# [Written task]
Begin with the line holding "Write a Python", end with the line holding "plt.rcParams['mathtext.default'] = 'regular'", and repeat every line in between exactly, without pictures.

# [Data provided]
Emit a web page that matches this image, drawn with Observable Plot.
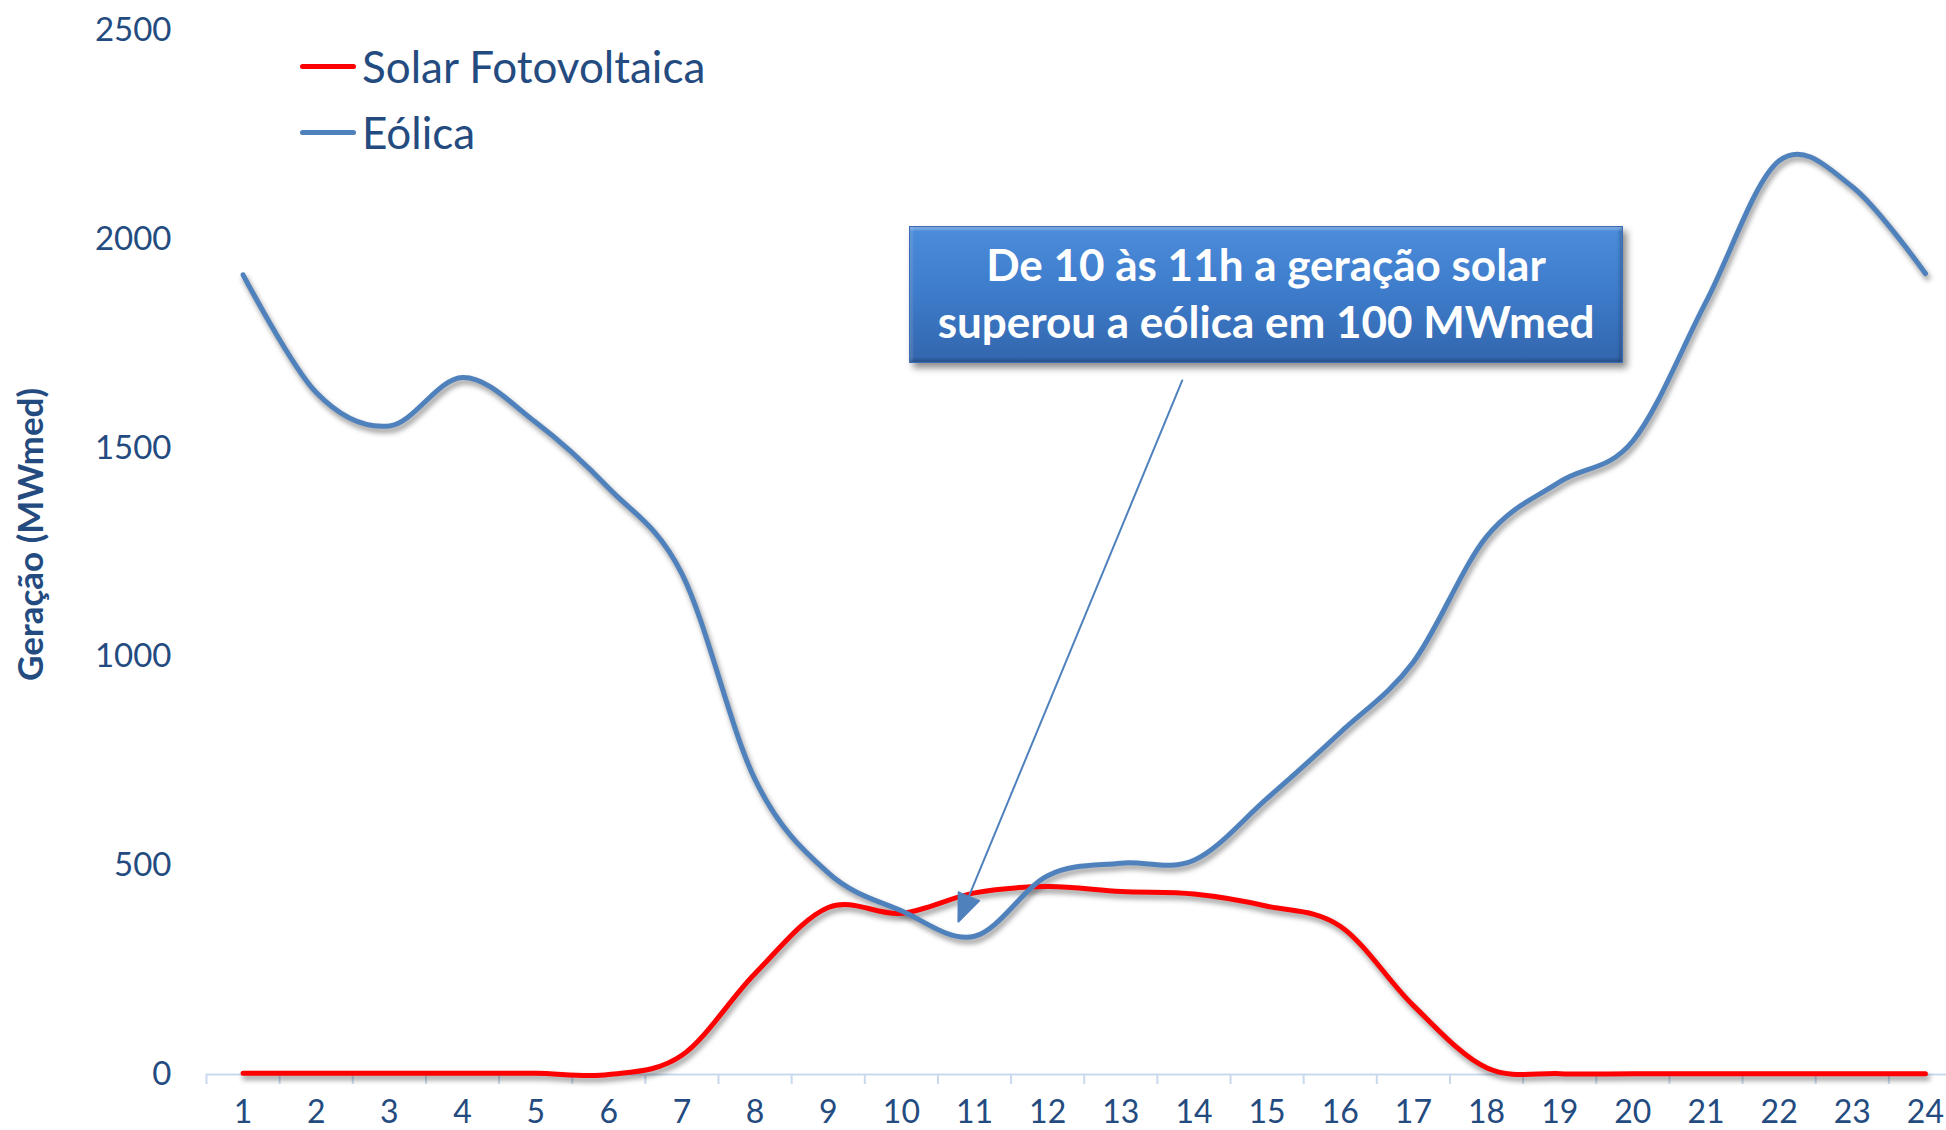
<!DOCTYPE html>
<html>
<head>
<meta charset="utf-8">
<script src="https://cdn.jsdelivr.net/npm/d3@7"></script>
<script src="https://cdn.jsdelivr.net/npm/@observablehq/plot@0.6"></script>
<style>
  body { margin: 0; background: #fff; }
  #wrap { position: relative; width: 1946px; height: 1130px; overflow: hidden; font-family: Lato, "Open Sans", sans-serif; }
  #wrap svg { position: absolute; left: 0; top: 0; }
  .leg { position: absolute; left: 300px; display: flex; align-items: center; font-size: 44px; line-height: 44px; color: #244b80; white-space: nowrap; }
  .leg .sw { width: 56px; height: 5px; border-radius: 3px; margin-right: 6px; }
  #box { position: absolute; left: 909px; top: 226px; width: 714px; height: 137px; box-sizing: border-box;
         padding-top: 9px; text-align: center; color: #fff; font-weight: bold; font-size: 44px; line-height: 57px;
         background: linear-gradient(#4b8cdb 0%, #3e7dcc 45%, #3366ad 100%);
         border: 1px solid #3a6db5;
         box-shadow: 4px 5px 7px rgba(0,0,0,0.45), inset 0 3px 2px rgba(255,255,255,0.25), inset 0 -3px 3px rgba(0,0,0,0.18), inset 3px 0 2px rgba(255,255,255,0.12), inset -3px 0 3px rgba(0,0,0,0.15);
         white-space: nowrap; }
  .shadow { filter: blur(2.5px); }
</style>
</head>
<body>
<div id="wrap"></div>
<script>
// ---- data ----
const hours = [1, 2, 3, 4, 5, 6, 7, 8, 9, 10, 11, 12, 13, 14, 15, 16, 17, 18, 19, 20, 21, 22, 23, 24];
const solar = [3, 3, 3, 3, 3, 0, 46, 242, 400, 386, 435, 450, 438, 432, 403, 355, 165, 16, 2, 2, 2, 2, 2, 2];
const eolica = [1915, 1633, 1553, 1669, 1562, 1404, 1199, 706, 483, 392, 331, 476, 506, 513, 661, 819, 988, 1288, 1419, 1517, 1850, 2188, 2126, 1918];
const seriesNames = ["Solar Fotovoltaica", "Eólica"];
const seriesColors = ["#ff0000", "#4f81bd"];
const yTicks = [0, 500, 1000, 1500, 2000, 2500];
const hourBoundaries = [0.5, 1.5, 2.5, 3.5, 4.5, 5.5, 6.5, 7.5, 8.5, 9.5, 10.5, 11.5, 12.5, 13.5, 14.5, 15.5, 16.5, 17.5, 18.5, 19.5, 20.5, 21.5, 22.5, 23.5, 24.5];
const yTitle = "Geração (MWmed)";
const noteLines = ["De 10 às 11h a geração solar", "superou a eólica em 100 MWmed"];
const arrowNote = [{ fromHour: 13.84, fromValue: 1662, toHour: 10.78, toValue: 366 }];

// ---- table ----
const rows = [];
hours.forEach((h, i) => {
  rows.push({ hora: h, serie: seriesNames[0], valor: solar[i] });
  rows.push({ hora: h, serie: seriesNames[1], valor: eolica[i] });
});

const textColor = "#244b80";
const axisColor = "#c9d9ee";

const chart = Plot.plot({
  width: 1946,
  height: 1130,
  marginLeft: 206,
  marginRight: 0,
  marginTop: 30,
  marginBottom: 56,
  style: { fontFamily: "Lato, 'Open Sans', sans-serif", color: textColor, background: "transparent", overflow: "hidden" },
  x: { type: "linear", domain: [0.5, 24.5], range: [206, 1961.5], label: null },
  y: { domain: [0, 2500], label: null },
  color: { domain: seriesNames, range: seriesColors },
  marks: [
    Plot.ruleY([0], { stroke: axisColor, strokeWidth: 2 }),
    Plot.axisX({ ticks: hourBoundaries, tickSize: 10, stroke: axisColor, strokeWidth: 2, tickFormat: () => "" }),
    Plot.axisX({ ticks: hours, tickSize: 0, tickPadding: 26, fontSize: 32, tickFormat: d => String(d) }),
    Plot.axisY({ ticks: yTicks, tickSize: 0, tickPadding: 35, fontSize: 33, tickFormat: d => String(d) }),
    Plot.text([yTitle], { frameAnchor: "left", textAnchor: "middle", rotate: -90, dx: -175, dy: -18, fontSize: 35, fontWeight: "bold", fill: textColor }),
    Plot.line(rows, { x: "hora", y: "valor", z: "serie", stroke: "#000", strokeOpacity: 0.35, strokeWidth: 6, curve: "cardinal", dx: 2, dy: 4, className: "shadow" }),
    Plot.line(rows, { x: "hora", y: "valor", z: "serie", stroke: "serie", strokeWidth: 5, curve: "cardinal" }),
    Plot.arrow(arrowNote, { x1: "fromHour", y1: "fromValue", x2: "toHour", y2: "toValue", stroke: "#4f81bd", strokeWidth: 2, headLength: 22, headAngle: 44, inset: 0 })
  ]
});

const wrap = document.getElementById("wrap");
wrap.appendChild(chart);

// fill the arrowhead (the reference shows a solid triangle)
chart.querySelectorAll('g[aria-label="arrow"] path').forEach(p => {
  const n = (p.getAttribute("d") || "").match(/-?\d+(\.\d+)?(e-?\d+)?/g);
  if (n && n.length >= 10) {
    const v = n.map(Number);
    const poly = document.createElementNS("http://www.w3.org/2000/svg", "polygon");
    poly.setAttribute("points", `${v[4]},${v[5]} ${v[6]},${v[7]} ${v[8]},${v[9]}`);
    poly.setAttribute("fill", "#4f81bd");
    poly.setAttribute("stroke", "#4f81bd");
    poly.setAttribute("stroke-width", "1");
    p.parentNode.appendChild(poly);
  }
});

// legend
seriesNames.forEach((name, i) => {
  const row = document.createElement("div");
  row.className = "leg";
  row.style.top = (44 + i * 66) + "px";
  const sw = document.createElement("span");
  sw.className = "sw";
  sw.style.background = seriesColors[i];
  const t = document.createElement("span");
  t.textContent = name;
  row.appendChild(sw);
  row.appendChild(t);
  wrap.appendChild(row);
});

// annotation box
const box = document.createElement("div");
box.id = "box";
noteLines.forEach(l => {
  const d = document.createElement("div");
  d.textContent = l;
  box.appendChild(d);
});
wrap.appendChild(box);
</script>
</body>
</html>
* * *
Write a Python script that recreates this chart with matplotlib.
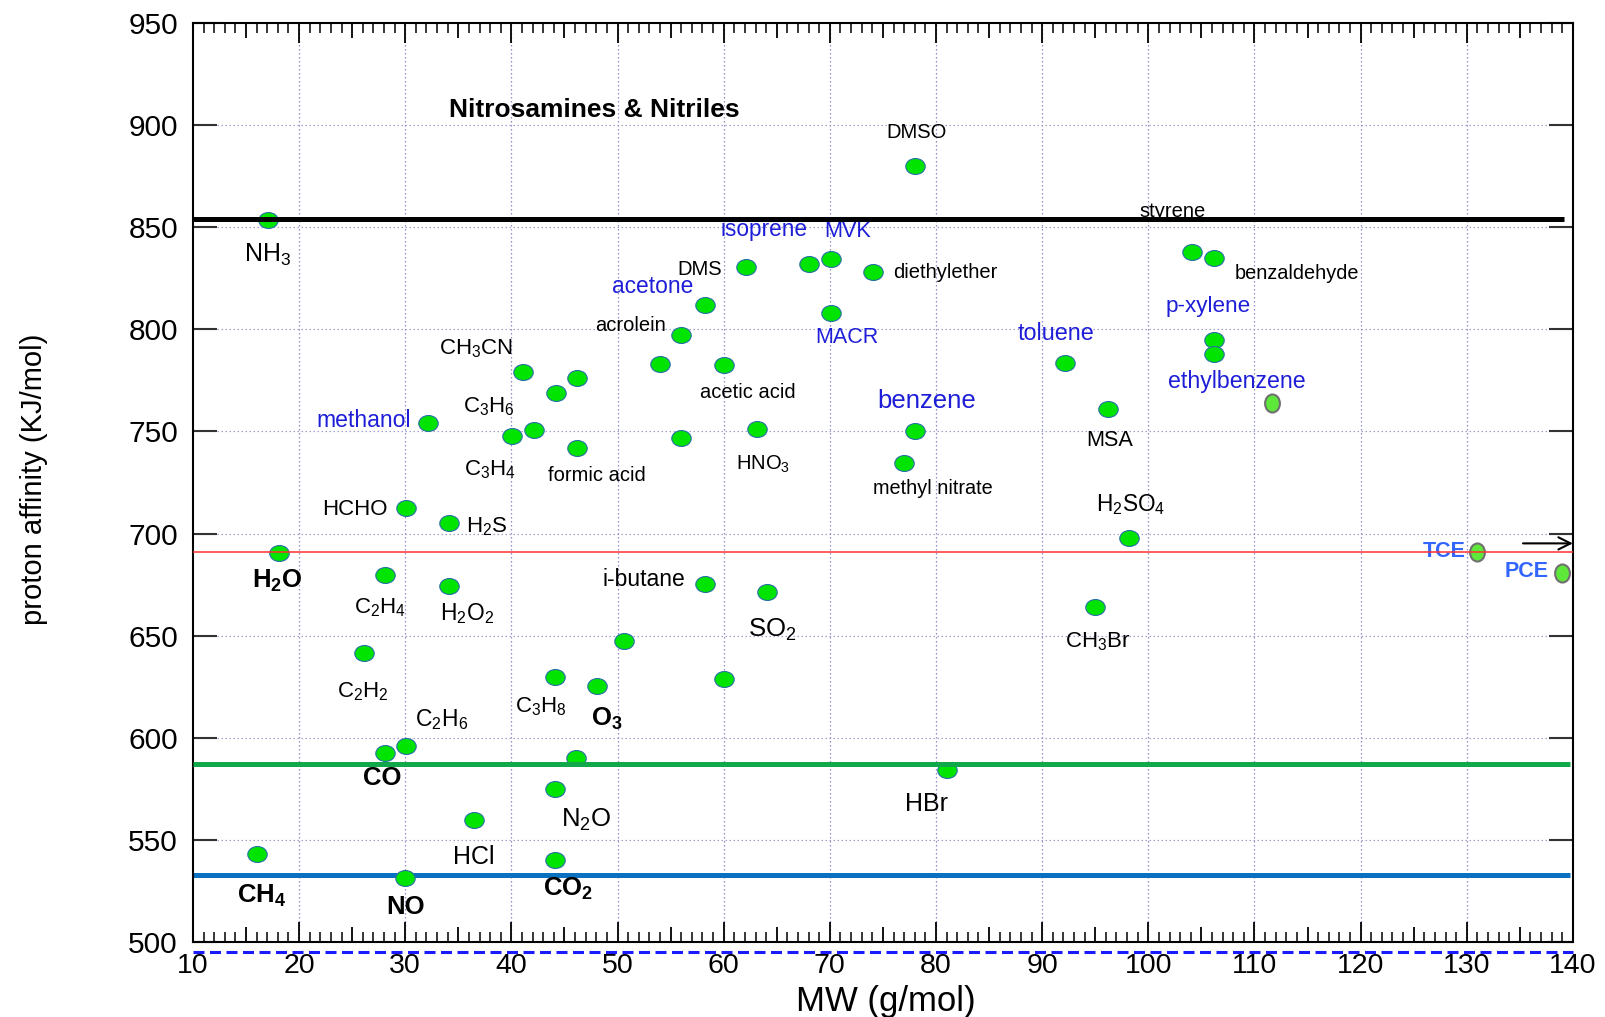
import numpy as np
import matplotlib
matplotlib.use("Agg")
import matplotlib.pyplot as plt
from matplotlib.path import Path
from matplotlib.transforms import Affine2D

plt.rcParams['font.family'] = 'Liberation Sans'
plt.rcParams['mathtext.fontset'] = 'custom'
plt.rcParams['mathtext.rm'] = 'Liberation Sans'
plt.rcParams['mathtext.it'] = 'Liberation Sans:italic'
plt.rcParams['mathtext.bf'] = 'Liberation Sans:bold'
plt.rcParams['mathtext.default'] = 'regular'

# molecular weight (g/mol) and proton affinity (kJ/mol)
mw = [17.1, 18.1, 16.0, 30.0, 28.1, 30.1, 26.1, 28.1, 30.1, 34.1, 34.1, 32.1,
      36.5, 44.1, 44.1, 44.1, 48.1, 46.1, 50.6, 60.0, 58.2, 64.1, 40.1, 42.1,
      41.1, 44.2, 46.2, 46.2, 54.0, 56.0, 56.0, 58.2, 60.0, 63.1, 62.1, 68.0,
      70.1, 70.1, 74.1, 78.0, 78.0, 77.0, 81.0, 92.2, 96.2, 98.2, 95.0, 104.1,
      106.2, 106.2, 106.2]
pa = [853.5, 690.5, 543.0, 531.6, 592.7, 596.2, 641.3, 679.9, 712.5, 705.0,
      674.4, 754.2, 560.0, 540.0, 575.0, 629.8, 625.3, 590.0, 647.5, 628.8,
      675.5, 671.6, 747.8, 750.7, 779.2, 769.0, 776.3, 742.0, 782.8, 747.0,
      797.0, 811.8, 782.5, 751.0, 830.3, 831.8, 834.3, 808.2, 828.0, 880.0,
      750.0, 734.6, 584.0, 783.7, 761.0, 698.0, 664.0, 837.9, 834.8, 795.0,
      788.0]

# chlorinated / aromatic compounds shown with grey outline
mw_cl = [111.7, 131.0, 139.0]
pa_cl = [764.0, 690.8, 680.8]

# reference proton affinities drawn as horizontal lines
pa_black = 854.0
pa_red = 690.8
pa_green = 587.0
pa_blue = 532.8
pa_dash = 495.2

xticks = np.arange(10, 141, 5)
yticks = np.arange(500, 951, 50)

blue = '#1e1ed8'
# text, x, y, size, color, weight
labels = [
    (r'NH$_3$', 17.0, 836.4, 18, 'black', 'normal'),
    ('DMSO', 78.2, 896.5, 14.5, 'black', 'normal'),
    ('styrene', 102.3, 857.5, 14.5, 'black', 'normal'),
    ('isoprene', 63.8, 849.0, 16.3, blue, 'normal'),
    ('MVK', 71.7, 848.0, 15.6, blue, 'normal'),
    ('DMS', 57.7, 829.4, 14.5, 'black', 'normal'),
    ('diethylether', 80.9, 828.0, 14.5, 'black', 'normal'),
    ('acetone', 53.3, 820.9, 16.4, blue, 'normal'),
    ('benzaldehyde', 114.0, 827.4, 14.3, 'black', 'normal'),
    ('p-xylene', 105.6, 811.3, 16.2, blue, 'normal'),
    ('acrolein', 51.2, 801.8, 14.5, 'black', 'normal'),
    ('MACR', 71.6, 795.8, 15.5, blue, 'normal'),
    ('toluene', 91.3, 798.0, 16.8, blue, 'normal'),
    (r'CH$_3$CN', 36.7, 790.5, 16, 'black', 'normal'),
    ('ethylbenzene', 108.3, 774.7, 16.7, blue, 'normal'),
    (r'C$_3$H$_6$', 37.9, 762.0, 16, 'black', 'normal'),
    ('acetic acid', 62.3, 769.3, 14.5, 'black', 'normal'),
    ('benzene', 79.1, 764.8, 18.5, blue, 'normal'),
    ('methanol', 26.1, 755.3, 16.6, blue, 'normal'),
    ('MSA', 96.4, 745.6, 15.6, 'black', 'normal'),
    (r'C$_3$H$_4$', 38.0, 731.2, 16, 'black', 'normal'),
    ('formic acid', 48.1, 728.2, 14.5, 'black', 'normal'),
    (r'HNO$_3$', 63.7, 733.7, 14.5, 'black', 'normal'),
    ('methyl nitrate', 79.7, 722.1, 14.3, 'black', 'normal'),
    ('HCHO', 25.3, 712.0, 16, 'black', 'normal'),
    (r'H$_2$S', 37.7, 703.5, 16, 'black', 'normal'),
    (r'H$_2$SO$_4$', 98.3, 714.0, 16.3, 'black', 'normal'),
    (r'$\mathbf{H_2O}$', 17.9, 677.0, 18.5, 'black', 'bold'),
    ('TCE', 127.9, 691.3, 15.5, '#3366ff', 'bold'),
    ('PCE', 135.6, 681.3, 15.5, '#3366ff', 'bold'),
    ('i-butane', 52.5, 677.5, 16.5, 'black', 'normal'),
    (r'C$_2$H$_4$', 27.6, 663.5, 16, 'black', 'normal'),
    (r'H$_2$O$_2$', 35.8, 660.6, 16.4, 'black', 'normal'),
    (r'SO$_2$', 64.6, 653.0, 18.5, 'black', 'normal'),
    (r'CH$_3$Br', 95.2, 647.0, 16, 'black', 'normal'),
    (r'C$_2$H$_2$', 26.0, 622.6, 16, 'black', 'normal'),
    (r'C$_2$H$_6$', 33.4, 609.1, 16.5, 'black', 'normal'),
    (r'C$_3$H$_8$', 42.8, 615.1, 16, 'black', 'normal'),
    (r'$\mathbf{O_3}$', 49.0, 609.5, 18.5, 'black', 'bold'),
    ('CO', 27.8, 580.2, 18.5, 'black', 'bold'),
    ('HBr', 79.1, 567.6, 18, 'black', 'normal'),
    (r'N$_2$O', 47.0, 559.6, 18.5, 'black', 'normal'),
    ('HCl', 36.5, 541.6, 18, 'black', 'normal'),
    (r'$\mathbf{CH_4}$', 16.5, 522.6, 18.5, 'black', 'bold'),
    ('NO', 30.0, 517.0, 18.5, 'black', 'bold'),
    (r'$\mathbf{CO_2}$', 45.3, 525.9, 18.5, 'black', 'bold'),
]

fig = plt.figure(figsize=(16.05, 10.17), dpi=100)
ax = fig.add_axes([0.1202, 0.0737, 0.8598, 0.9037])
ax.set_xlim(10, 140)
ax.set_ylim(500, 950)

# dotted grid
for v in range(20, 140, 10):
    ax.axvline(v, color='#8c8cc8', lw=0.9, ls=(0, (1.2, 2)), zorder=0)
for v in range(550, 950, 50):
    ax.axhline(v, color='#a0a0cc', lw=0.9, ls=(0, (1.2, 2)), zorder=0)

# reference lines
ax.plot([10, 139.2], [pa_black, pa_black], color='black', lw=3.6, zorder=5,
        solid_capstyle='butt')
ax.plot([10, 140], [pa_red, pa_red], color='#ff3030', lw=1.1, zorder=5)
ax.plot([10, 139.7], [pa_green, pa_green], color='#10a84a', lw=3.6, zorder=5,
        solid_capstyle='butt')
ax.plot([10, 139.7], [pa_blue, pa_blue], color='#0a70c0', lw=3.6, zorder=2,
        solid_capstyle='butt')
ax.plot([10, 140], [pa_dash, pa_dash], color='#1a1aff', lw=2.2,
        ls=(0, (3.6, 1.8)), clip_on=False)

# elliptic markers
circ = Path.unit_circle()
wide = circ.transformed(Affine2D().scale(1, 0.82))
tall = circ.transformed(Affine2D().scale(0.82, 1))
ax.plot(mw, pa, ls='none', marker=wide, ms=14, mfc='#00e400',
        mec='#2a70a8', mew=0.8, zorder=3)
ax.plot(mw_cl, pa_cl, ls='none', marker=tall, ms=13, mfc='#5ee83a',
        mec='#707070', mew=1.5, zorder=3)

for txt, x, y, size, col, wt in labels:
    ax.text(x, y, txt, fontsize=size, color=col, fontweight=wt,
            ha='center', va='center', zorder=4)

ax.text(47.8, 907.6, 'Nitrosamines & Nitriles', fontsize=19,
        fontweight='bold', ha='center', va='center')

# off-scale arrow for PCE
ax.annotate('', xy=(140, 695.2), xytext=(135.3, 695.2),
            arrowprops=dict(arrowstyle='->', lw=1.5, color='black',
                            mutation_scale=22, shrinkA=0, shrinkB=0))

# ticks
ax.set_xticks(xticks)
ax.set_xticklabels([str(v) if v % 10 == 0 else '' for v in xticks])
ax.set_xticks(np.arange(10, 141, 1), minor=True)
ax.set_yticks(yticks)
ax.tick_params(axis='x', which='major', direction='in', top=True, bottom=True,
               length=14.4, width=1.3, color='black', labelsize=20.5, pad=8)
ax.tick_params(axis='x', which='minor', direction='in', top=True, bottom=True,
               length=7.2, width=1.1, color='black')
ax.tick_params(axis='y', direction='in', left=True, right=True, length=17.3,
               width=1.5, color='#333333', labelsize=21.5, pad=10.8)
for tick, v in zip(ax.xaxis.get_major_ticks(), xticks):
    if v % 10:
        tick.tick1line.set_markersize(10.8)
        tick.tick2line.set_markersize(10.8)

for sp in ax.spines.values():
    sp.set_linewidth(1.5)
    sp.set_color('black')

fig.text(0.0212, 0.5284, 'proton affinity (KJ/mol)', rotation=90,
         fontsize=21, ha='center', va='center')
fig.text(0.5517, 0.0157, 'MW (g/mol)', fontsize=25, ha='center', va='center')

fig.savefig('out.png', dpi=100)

# [Problem solution]
Write a Python script that recreates this chart with matplotlib.
import numpy as np
import matplotlib
matplotlib.use("Agg")
import matplotlib.pyplot as plt
from matplotlib.path import Path
from matplotlib.transforms import Affine2D

plt.rcParams['font.family'] = 'Liberation Sans'
plt.rcParams['mathtext.fontset'] = 'custom'
plt.rcParams['mathtext.rm'] = 'Liberation Sans'
plt.rcParams['mathtext.it'] = 'Liberation Sans:italic'
plt.rcParams['mathtext.bf'] = 'Liberation Sans:bold'
plt.rcParams['mathtext.default'] = 'regular'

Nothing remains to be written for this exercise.